• [GIVEN EXERCISE]: Quote verbatim the span of lines that begins the listing below and closes with the line containing "(fzt) at (471,585)".

• [RAW DATA]:
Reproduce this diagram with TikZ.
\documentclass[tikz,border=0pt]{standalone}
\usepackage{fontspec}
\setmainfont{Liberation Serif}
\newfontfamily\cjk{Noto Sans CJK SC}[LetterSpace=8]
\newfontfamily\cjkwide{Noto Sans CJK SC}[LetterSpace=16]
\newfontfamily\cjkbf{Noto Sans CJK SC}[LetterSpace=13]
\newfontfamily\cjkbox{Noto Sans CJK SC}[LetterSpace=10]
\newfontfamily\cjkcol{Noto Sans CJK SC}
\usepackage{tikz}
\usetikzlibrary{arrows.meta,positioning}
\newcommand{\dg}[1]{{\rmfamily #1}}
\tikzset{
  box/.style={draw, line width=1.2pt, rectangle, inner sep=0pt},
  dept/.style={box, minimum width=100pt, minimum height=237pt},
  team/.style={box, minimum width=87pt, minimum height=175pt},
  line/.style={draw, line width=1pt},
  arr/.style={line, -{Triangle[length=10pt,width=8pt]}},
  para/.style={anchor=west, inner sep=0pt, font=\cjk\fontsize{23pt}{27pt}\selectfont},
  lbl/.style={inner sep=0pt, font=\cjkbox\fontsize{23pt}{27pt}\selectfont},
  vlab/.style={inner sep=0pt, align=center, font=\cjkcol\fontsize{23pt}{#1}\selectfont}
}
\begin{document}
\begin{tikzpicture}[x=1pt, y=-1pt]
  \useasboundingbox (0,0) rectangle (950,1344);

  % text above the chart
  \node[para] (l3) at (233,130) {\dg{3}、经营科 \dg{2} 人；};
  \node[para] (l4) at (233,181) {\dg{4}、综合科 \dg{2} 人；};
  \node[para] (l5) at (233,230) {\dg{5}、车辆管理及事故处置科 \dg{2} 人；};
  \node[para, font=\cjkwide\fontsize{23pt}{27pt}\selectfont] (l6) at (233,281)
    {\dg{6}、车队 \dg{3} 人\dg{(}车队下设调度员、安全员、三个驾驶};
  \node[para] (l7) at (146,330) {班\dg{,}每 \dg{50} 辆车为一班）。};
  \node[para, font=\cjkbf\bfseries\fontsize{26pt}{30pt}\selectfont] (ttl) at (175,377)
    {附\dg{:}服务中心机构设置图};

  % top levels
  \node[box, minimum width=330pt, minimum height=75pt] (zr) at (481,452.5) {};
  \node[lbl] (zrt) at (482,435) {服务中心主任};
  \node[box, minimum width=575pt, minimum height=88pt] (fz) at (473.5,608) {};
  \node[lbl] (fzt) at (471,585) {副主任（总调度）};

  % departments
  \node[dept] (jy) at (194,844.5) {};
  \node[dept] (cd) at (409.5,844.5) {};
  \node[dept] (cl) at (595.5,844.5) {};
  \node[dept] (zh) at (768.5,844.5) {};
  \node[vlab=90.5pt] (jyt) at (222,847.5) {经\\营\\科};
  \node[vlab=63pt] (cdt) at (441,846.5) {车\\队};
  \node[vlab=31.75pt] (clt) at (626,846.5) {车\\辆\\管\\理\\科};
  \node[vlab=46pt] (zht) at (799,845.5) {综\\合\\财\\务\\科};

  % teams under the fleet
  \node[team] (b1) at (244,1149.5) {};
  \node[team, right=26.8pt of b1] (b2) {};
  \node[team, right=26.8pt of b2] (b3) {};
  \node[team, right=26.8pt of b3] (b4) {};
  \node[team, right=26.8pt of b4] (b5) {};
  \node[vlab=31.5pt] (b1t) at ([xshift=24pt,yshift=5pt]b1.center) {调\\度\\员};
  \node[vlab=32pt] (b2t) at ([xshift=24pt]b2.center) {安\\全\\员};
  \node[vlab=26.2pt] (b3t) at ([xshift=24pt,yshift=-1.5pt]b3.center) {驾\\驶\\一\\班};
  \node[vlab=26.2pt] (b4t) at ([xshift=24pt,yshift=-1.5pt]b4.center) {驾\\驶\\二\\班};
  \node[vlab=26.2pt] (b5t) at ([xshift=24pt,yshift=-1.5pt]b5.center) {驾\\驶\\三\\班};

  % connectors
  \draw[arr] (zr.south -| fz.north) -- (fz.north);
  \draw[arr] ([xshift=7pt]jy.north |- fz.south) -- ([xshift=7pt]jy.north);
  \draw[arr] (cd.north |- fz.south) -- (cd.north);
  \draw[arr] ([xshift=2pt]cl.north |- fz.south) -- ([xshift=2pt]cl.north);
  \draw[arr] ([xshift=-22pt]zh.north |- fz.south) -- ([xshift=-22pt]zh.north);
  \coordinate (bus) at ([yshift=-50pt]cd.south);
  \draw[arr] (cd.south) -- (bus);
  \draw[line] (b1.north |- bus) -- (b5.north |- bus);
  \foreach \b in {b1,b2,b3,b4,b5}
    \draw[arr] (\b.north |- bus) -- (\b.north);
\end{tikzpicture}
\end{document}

• [EXPECTED OUTPUT]:
Reproduce this diagram with TikZ.
\documentclass[tikz,border=0pt]{standalone}
\usepackage{fontspec}
\setmainfont{Liberation Serif}
\newfontfamily\cjk{Noto Sans CJK SC}[LetterSpace=8]
\newfontfamily\cjkwide{Noto Sans CJK SC}[LetterSpace=16]
\newfontfamily\cjkbf{Noto Sans CJK SC}[LetterSpace=13]
\newfontfamily\cjkbox{Noto Sans CJK SC}[LetterSpace=10]
\newfontfamily\cjkcol{Noto Sans CJK SC}
\usepackage{tikz}
\usetikzlibrary{arrows.meta,positioning}
\newcommand{\dg}[1]{{\rmfamily #1}}
\tikzset{
  box/.style={draw, line width=1.2pt, rectangle, inner sep=0pt},
  dept/.style={box, minimum width=100pt, minimum height=237pt},
  team/.style={box, minimum width=87pt, minimum height=175pt},
  line/.style={draw, line width=1pt},
  arr/.style={line, -{Triangle[length=10pt,width=8pt]}},
  para/.style={anchor=west, inner sep=0pt, font=\cjk\fontsize{23pt}{27pt}\selectfont},
  lbl/.style={inner sep=0pt, font=\cjkbox\fontsize{23pt}{27pt}\selectfont},
  vlab/.style={inner sep=0pt, align=center, font=\cjkcol\fontsize{23pt}{#1}\selectfont}
}
\begin{document}
\begin{tikzpicture}[x=1pt, y=-1pt]
  \useasboundingbox (0,0) rectangle (950,1344);

  % text above the chart
  \node[para] (l3) at (233,130) {\dg{3}、经营科 \dg{2} 人；};
  \node[para] (l4) at (233,181) {\dg{4}、综合科 \dg{2} 人；};
  \node[para] (l5) at (233,230) {\dg{5}、车辆管理及事故处置科 \dg{2} 人；};
  \node[para, font=\cjkwide\fontsize{23pt}{27pt}\selectfont] (l6) at (233,281)
    {\dg{6}、车队 \dg{3} 人\dg{(}车队下设调度员、安全员、三个驾驶};
  \node[para] (l7) at (146,330) {班\dg{,}每 \dg{50} 辆车为一班）。};
  \node[para, font=\cjkbf\bfseries\fontsize{26pt}{30pt}\selectfont] (ttl) at (175,377)
    {附\dg{:}服务中心机构设置图};

  % top levels
  \node[box, minimum width=330pt, minimum height=75pt] (zr) at (481,452.5) {};
  \node[lbl] (zrt) at (482,435) {服务中心主任};
  \node[box, minimum width=575pt, minimum height=88pt] (fz) at (473.5,608) {};
  \node[lbl] (fzt) at (471,585) {副主任（总调度）};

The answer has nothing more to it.